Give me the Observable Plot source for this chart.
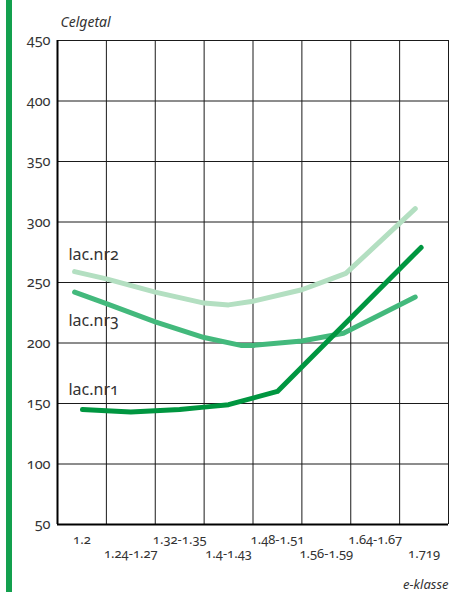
<!DOCTYPE html>
<html>
<head>
<meta charset="utf-8">
<script src="https://cdn.jsdelivr.net/npm/d3@7"></script>
<script src="https://cdn.jsdelivr.net/npm/@observablehq/plot@0.6"></script>
<style>
  html, body { margin: 0; padding: 0; background: #fff; }
  #wrap { position: relative; width: 461px; height: 592px; overflow: hidden; }
  #bar { position: absolute; left: 6px; top: 0; width: 6px; height: 592px; background: #13a04e; }
  #chart { position: absolute; left: 0; top: 0; }
  svg text { font-variant-numeric: oldstyle-nums !important; font-variant: oldstyle-nums !important; }
</style>
</head>
<body>
<div id="wrap"><div id="bar"></div><div id="chart"></div></div>
<script>
// Classes (column index positions 0..7, labels centered in each column)
const classLabels = ["1.2", "1.24-1.27", "1.32-1.35", "1.4-1.43", "1.48-1.51", "1.56-1.59", "1.64-1.67", "1.719"];
const yTicks = [50, 100, 150, 200, 250, 300, 350, 400, 450];

// Series: x in class units (0 = left edge of first column), y = celgetal
const nr1X = [0.51, 1, 1.5, 2, 2.5, 3, 3.5, 4.5, 7.44];
const nr1Y = [145, 144, 143, 144, 145, 147, 149, 160, 279];
const nr2X = [0.35, 1, 2, 3, 3.5, 4, 5, 5.6, 5.9, 7.32];
const nr2Y = [259, 253, 242, 233, 231.5, 234.5, 244, 253, 257.5, 311];
const nr3X = [0.35, 1, 2, 3, 3.75, 4, 5, 5.85, 7.32];
const nr3Y = [242, 232.5, 217.5, 204.5, 198, 198, 201.7, 208, 238];

const mk = (xs, ys) => xs.map((x, i) => ({x, y: ys[i]}));
const s1 = mk(nr1X, nr1Y), s2 = mk(nr2X, nr2Y), s3 = mk(nr3X, nr3Y);

const font = "'Noto Sans', 'Open Sans', sans-serif";
const cols = d3.range(0, 9);
const labelData = classLabels.map((t, i) => ({t, x: i + 0.5, row: i % 2}));

const chart = Plot.plot({
  width: 461,
  height: 592,
  marginLeft: 57,
  marginRight: 13,
  marginTop: 40,
  marginBottom: 68,
  style: {fontFamily: font, background: "transparent", overflow: "visible"},
  x: {domain: [0, 8], axis: null},
  y: {domain: [50, 450]},
  marks: [
    Plot.ruleX(cols, {stroke: "#1a1a1a", strokeWidth: 1}),
    Plot.ruleY(yTicks, {stroke: "#1a1a1a", strokeWidth: 1}),
    Plot.ruleX([0], {stroke: "#000", strokeWidth: 2}),
    Plot.ruleY([50], {stroke: "#000", strokeWidth: 2}),
    Plot.axisY({ticks: yTicks, tickSize: 0, tickPadding: 7, fontSize: 14.5, fontVariant: "oldstyle-nums", fill: "#333", label: null}),
    Plot.line(s2, {x: "x", y: "y", stroke: "#b3dfc1", strokeWidth: 5, strokeLinecap: "round", strokeLinejoin: "round"}),
    Plot.line(s3, {x: "x", y: "y", stroke: "#43b97c", strokeWidth: 5, strokeLinecap: "round", strokeLinejoin: "round"}),
    Plot.line(s1, {x: "x", y: "y", stroke: "#009640", strokeWidth: 5, strokeLinecap: "round", strokeLinejoin: "round"}),
    Plot.text(["lac.nr2"], {x: 0.225, y: 268.5, text: d => d, textAnchor: "start", lineAnchor: "bottom", fontSize: 16, fill: "#333"}),
    Plot.text(["lac.nr3"], {x: 0.225, y: 214, text: d => d, textAnchor: "start", lineAnchor: "bottom", fontSize: 16, fill: "#333"}),
    Plot.text(["lac.nr1"], {x: 0.225, y: 157, text: d => d, textAnchor: "start", lineAnchor: "bottom", fontSize: 16, fill: "#333"}),
    Plot.text(labelData.filter(d => d.row === 0), {x: "x", text: "t", frameAnchor: "bottom", dy: 15, lineAnchor: "middle", fontSize: 13, fontVariant: "oldstyle-nums", fill: "#333"}),
    Plot.text(labelData.filter(d => d.row === 1), {x: "x", text: "t", frameAnchor: "bottom", dy: 29, lineAnchor: "middle", fontSize: 13, fontVariant: "oldstyle-nums", fill: "#333"}),
    Plot.text(["Celgetal"], {frameAnchor: "top-left", dx: 3, dy: -14, lineAnchor: "bottom", textAnchor: "start", text: d => d, fontSize: 14, fontStyle: "italic", fill: "#333"}),
    Plot.text(["e-klasse"], {frameAnchor: "bottom-right", dy: 64, lineAnchor: "bottom", textAnchor: "end", text: d => d, fontSize: 13, fontStyle: "italic", fill: "#333"})
  ]
});
document.getElementById("chart").appendChild(chart);
</script>
</body>
</html>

*Work to do*.
Keep every word of the data as it is when you write it out, but drop the pictures.

*The response*.
Give me the Observable Plot source for this chart.
<!DOCTYPE html>
<html>
<head>
<meta charset="utf-8">
<script src="https://cdn.jsdelivr.net/npm/d3@7"></script>
<script src="https://cdn.jsdelivr.net/npm/@observablehq/plot@0.6"></script>
<style>
  html, body { margin: 0; padding: 0; background: #fff; }
  #wrap { position: relative; width: 461px; height: 592px; overflow: hidden; }
  #bar { position: absolute; left: 6px; top: 0; width: 6px; height: 592px; background: #13a04e; }
  #chart { position: absolute; left: 0; top: 0; }
  svg text { font-variant-numeric: oldstyle-nums !important; font-variant: oldstyle-nums !important; }
</style>
</head>
<body>
<div id="wrap"><div id="bar"></div><div id="chart"></div></div>
<script>
// Classes (column index positions 0..7, labels centered in each column)
const classLabels = ["1.2", "1.24-1.27", "1.32-1.35", "1.4-1.43", "1.48-1.51", "1.56-1.59", "1.64-1.67", "1.719"];
const yTicks = [50, 100, 150, 200, 250, 300, 350, 400, 450];

// Series: x in class units (0 = left edge of first column), y = celgetal
const nr1X = [0.51, 1, 1.5, 2, 2.5, 3, 3.5, 4.5, 7.44];
const nr1Y = [145, 144, 143, 144, 145, 147, 149, 160, 279];
const nr2X = [0.35, 1, 2, 3, 3.5, 4, 5, 5.6, 5.9, 7.32];
const nr2Y = [259, 253, 242, 233, 231.5, 234.5, 244, 253, 257.5, 311];
const nr3X = [0.35, 1, 2, 3, 3.75, 4, 5, 5.85, 7.32];
const nr3Y = [242, 232.5, 217.5, 204.5, 198, 198, 201.7, 208, 238];

const mk = (xs, ys) => xs.map((x, i) => ({x, y: ys[i]}));
const s1 = mk(nr1X, nr1Y), s2 = mk(nr2X, nr2Y), s3 = mk(nr3X, nr3Y);

const font = "'Noto Sans', 'Open Sans', sans-serif";
const cols = d3.range(0, 9);
const labelData = classLabels.map((t, i) => ({t, x: i + 0.5, row: i % 2}));

const chart = Plot.plot({
  width: 461,
  height: 592,
  marginLeft: 57,
  marginRight: 13,
  marginTop: 40,
  marginBottom: 68,
  style: {fontFamily: font, background: "transparent", overflow: "visible"},
  x: {domain: [0, 8], axis: null},
  y: {domain: [50, 450]},
  marks: [
    Plot.ruleX(cols, {stroke: "#1a1a1a", strokeWidth: 1}),
    Plot.ruleY(yTicks, {stroke: "#1a1a1a", strokeWidth: 1}),
    Plot.ruleX([0], {stroke: "#000", strokeWidth: 2}),
    Plot.ruleY([50], {stroke: "#000", strokeWidth: 2}),
    Plot.axisY({ticks: yTicks, tickSize: 0, tickPadding: 7, fontSize: 14.5, fontVariant: "oldstyle-nums", fill: "#333", label: null}),
    Plot.line(s2, {x: "x", y: "y", stroke: "#b3dfc1", strokeWidth: 5, strokeLinecap: "round", strokeLinejoin: "round"}),
    Plot.line(s3, {x: "x", y: "y", stroke: "#43b97c", strokeWidth: 5, strokeLinecap: "round", strokeLinejoin: "round"}),
    Plot.line(s1, {x: "x", y: "y", stroke: "#009640", strokeWidth: 5, strokeLinecap: "round", strokeLinejoin: "round"}),
    Plot.text(["lac.nr2"], {x: 0.225, y: 268.5, text: d => d, textAnchor: "start", lineAnchor: "bottom", fontSize: 16, fill: "#333"}),
    Plot.text(["lac.nr3"], {x: 0.225, y: 214, text: d => d, textAnchor: "start", lineAnchor: "bottom", fontSize: 16, fill: "#333"}),
    Plot.text(["lac.nr1"], {x: 0.225, y: 157, text: d => d, textAnchor: "start", lineAnchor: "bottom", fontSize: 16, fill: "#333"}),
    Plot.text(labelData.filter(d => d.row === 0), {x: "x", text: "t", frameAnchor: "bottom", dy: 15, lineAnchor: "middle", fontSize: 13, fontVariant: "oldstyle-nums", fill: "#333"}),
    Plot.text(labelData.filter(d => d.row === 1), {x: "x", text: "t", frameAnchor: "bottom", dy: 29, lineAnchor: "middle", fontSize: 13, fontVariant: "oldstyle-nums", fill: "#333"}),
    Plot.text(["Celgetal"], {frameAnchor: "top-left", dx: 3, dy: -14, lineAnchor: "bottom", textAnchor: "start", text: d => d, fontSize: 14, fontStyle: "italic", fill: "#333"}),
    Plot.text(["e-klasse"], {frameAnchor: "bottom-right", dy: 64, lineAnchor: "bottom", textAnchor: "end", text: d => d, fontSize: 13, fontStyle: "italic", fill: "#333"})
  ]
});
document.getElementById("chart").appendChild(chart);
</script>
</body>
</html>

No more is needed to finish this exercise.